It has only been a little over a week since our Nest thermostat was installed, and its already hard to imagine life without it. The top reason is that we can change the temperature setting of the thermostat via our iPhones, which eliminates the “hey honey, is the thermostat on hold,” question that occurs quite frequently. We don’t have a very predictable schedule, which caused us to constantly tinker with our old thermostat. Being able to easily change the temperature and schedule from anywhere is great because we can turn the heat down while we’re away and use the iPhone to turn it up just before we return.

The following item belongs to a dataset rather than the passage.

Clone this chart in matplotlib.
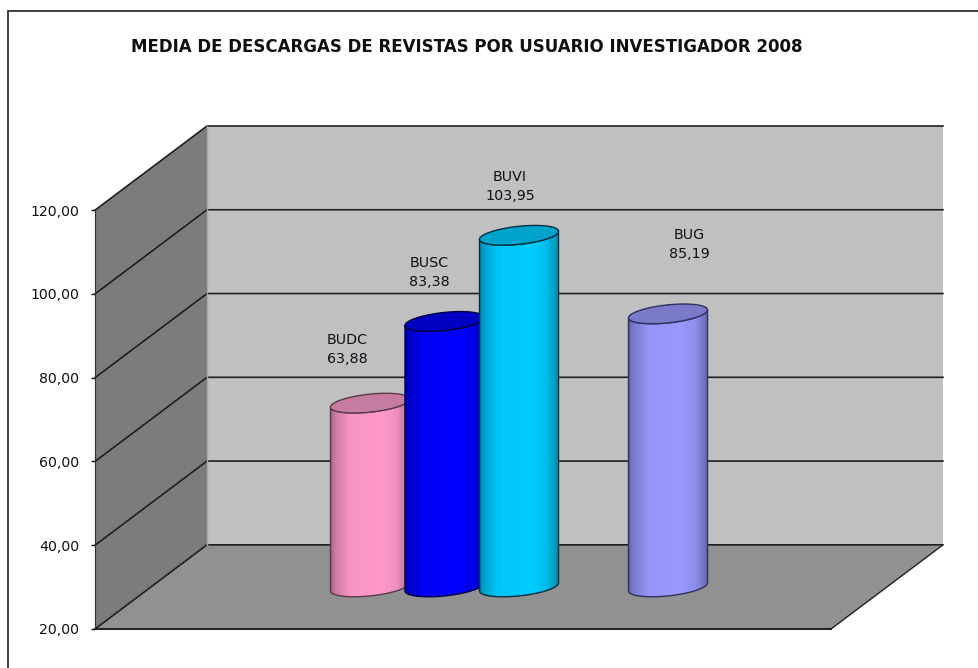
import numpy as np
from matplotlib import pyplot as plt
from matplotlib.colors import to_rgb
from matplotlib.patches import Polygon, PathPatch, Rectangle
from matplotlib.path import Path
from matplotlib.ticker import FuncFormatter

# Chart data
names = ['BUDC', 'BUSC', 'BUVI', 'BUG']
values = [63.88, 83.38, 103.95, 85.19]
slots = [0, 1, 2, 4]
yTicks = [20, 40, 60, 80, 100, 120]
title = 'MEDIA DE DESCARGAS DE REVISTAS POR USUARIO INVESTIGADOR 2008'

# Styles
bodyColors = ['#ff99cc', '#0000ff', '#00ccff', '#9999ff']
topColors = ['#c67ba0', '#0000c4', '#00a3cc', '#7a7ac8']
edgeColors = ['#5a3a4a', '#000040', '#003040', '#303060']
labelOffsets = [(-23, 54), (-15, 49), (-9, 49), (21, 69)]

W, H = 979, 668
pxX = 74.5   # pixels per bar slot
pxY = 4.18   # pixels per value unit
depthX = 112 / pxX
depthY = 84 / pxY
xLeft = (95 - 314) / pxX
xFront = (831 - 314) / pxX
yMin, yMax = 20, 120

fig = plt.figure(figsize=(W / 100, H / 100), dpi=100, facecolor='white')
ax = fig.add_axes([95 / W, (H - 629) / H, 848 / W, 503 / H])
ax.set_facecolor('none')

# Outer frame of the chart
fig.add_artist(Rectangle((8 / W, -1), 2, 1 + (H - 11) / H, transform=fig.transFigure,
                         fill=False, ec='#303030', lw=1.3))

# Walls and floor
ax.add_patch(Polygon([(xLeft + depthX, yMin + depthY), (xFront + depthX, yMin + depthY),
                      (xFront + depthX, yMax + depthY), (xLeft + depthX, yMax + depthY)],
                     fc='#c0c0c0', ec='none', zorder=1))
ax.add_patch(Polygon([(xLeft, yMin), (xLeft + depthX, yMin + depthY),
                      (xLeft + depthX, yMax + depthY), (xLeft, yMax)],
                     fc='#7c7c7c', ec='none', zorder=1))
ax.add_patch(Polygon([(xLeft, yMin), (xFront, yMin), (xFront + depthX, yMin + depthY),
                      (xLeft + depthX, yMin + depthY)],
                     fc='#919191', ec='none', zorder=1))

# Gridlines along side wall and back wall
for v in yTicks:
    ax.plot([xLeft, xLeft + depthX, xFront + depthX], [v, v + depthY, v + depthY],
            color='#202020', lw=1.2, zorder=2, clip_on=False)
ax.plot([xLeft + depthX, xLeft + depthX], [yMin + depthY, yMax + depthY],
        color='#a8a8a8', lw=1, zorder=2)
ax.plot([xLeft, xFront], [yMin, yMin], color='#202020', lw=1.4, zorder=2, clip_on=False)
ax.plot([xFront, xFront + depthX], [yMin, yMin + depthY], color='#202020', lw=1, zorder=2)

# Cylinders, standing half way into the depth
rx = 39.5 / pxX
ry = 9 / pxY
tilt = 4 / pxY


def ellipse(cx, cy, t):
    return cx + rx * np.cos(t), cy + ry * np.sin(t) + tilt * np.cos(t)


shade = np.interp(np.linspace(0, 1, 200), [0, 0.05, 0.25, 0.65, 0.85, 1],
                  [0.6, 0.78, 0.97, 1, 0.93, 0.7])

for i, (s, v) in enumerate(zip(slots, values)):
    cx = s + depthX / 2
    base = yMin + depthY / 2
    top = v + depthY / 2
    z = 3 + i
    xb, yb = ellipse(cx, base, np.linspace(np.pi, 2 * np.pi, 60))
    xt, yt = ellipse(cx, top, np.linspace(2 * np.pi, np.pi, 60))
    verts = np.vstack([np.column_stack([xb, yb]), np.column_stack([xt, yt]), [[xb[0], yb[0]]]])
    ax.add_patch(PathPatch(Path(verts), fc='none', ec=edgeColors[i], lw=1, zorder=z + 0.2))
    rgb = np.array(to_rgb(bodyColors[i]))
    grad = np.clip(rgb[None, None, :] * shade[None, :, None], 0, 1)
    im = ax.imshow(grad, extent=(cx - rx, cx + rx, yMin, top + 5), aspect='auto',
                   interpolation='bilinear', zorder=z)
    im.set_clip_path(PathPatch(Path(verts), transform=ax.transData))
    xe, ye = ellipse(cx, top, np.linspace(0, 2 * np.pi, 120))
    ax.add_patch(Polygon(np.column_stack([xe, ye]), fc=topColors[i], ec=edgeColors[i],
                         lw=1, zorder=z + 0.4))
    ax.annotate('%s\n%s' % (names[i], ('%.2f' % v).replace('.', ',')),
                xy=(cx, top), xytext=(labelOffsets[i][0] * 0.72, labelOffsets[i][1] * 0.72),
                textcoords='offset points', ha='center', va='center', fontsize=10.3,
                linespacing=1.45, color='#101018', zorder=10)

ax.set_xlim(xLeft, xFront + depthX)
ax.set_ylim(yMin, yMax + depthY)
ax.set_xticks([])
ax.set_yticks(yTicks)
ax.yaxis.set_major_formatter(FuncFormatter(lambda v, p: ('%.2f' % v).replace('.', ',')))
ax.tick_params(axis='y', length=3, width=1, pad=8.5, labelsize=10.2, colors='#101018')
for name, sp in ax.spines.items():
    sp.set_visible(False)
ax.spines['left'].set_visible(True)
ax.spines['left'].set_bounds(yMin, yMax)
ax.spines['left'].set_color('#303030')
ax.spines['left'].set_zorder(2.5)

fig.text(131 / W, (H - 47) / H, title, fontsize=11.95, fontweight='bold',
         color='#101010', ha='left', va='center')

fig.savefig('out.png', dpi=100)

I must admit, Nest and I did have a bit of a rocky start. When I ordered, I opted for installation service as well, since the last time I tried to install a thermostat resulted in a service call to the local HVAC company (which cost more than the Nest’s installation fee). Maybe my expectaciones were too high, but the installation company did not schedule my install appointment until a full week had passed since I received the Nest in the mail. It was only after my asking to cancel the install service that they scheduled the appointment for the next morning.

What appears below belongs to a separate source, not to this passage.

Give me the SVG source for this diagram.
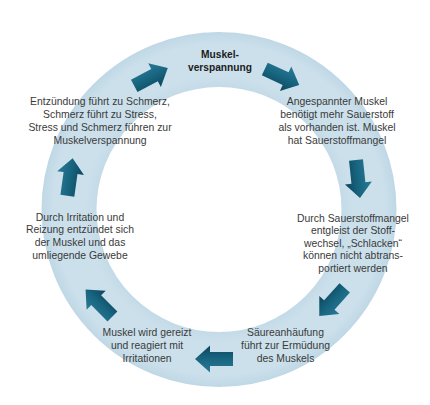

After getting the installer to come out, the install went rather smoothly, that is until the Nest got into a continuous firmware upgrading loop. After over an hour of troubleshooting, both the installer and the Nest support representative thought the Nest must have been defective and scheduled a replacement to be shipped out overnight. I was highly impressed that Nest would overnight a new device to me, two thumbs up! Luckily, it didn’t come to having to wait on a replacement. After the installer left, I tried one last time to upgrade the firmware manually, this time it worked! I altered their instructions slightly:
- Turn off WiFi
- Detach the Nest thermostat from the base
- Restart the Nest thermostat
- Attach the Nest thermostat to your computer via a mini USB cable
- Copy the tar.gz firmware image to the Nest storage device
- Unplug the Nest from your computer (the Nest thermostat should now display something like “Plug back into base to start upgrade”
- Plug the nest back into the base
The device has been working flawlessly ever since. The coolest feature is auto-away, which has tuned itself and will probably save us the most money. The Nest has a motion detector in it, and when it doesn’t sense movement for a period of time it can automatically switch to away mode.

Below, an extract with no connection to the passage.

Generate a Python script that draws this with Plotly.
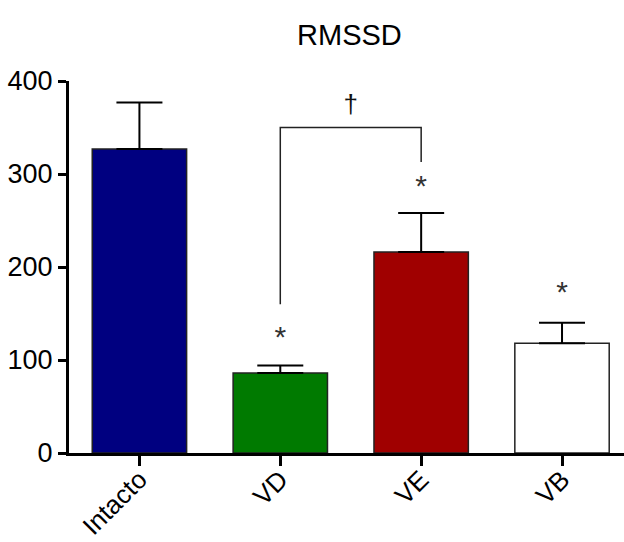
import plotly.graph_objects as go

categories = ["Intacto", "VD", "VE", "VB"]
means = [327, 86, 216, 118]
sem = [50, 8, 42, 22]
colors = ["#000080", "#007A00", "#A00000", "#FFFFFF"]
star_y = [None, 122, 284, 170]
star_text = ["", "*", "*", "*"]
bracket_x = ["VD", "VD", "VE", "VE"]
bracket_y = [160, 350, 350, 313]
dagger_y = 373

fig = go.Figure()
fig.add_trace(go.Bar(
    x=categories, y=means,
    marker=dict(color=colors, line=dict(color="#222", width=1.5)),
    error_y=dict(type="data", array=sem, arrayminus=[0]*len(sem), symmetric=False,
                 color="black", thickness=2, width=23),
    width=0.67,
))
fig.add_trace(go.Scatter(
    x=categories, y=star_y, mode="text", text=star_text,
    textfont=dict(size=30, color="#333", family="Liberation Sans, Arial"),
    textposition="middle center",
))
fig.add_trace(go.Scatter(
    x=bracket_x, y=bracket_y, mode="lines",
    line=dict(color="#222", width=1.5),
))
fig.add_trace(go.Scatter(
    x=[1.5], y=[dagger_y], mode="text", text=["†"],
    textfont=dict(size=26, color="#111", family="Liberation Sans, Arial"),
    xaxis="x2", yaxis="y",
))

fig.update_layout(
    width=624, height=542,
    showlegend=False,
    plot_bgcolor="white", paper_bgcolor="white",
    margin=dict(l=69, r=0, t=81, b=89, autoexpand=False),
    font=dict(family="Liberation Sans, Arial", color="black"),
    title=dict(text="RMSSD", x=0.56, xanchor="center", y=0.935, yanchor="middle",
               font=dict(size=29, color="black")),
    xaxis=dict(type="category", range=[-0.5, 3.44], showline=True, linecolor="black",
               linewidth=3, ticks="outside", ticklen=10, tickwidth=3, tickcolor="black",
               tickangle=-45, tickfont=dict(size=26), showgrid=False, zeroline=False,
               automargin=False, ticklabelstandoff=-12),
    xaxis2=dict(range=[-0.5, 3.44], overlaying="x", visible=False),
    yaxis=dict(range=[0, 400], showline=True, linecolor="black", linewidth=3,
               ticks="outside", ticklen=8, tickwidth=3, tickcolor="black",
               tickvals=[0, 100, 200, 300, 400], tickfont=dict(size=27),
               showgrid=False, zeroline=False, automargin=False),
)

fig.write_html(
    "out.html",
    config={"displayModeBar": False},
    post_script="document.body.style.margin='0';document.documentElement.style.overflow='hidden';",
)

One idea, that I think would be killer for Nest to implement, is that in addition to using the motion detector to determine when to go into auto-away mode, it would be awesome if the Nest could detect when all mobile phones aren’t on the local network (maybe via arpping). It wouldn’t be too hard to gather the MAC addresses from iOS and Andriod devices that installed and logged into the Nest application.
Next up, reverse engineering the Nest site and graphing the data via Cacti.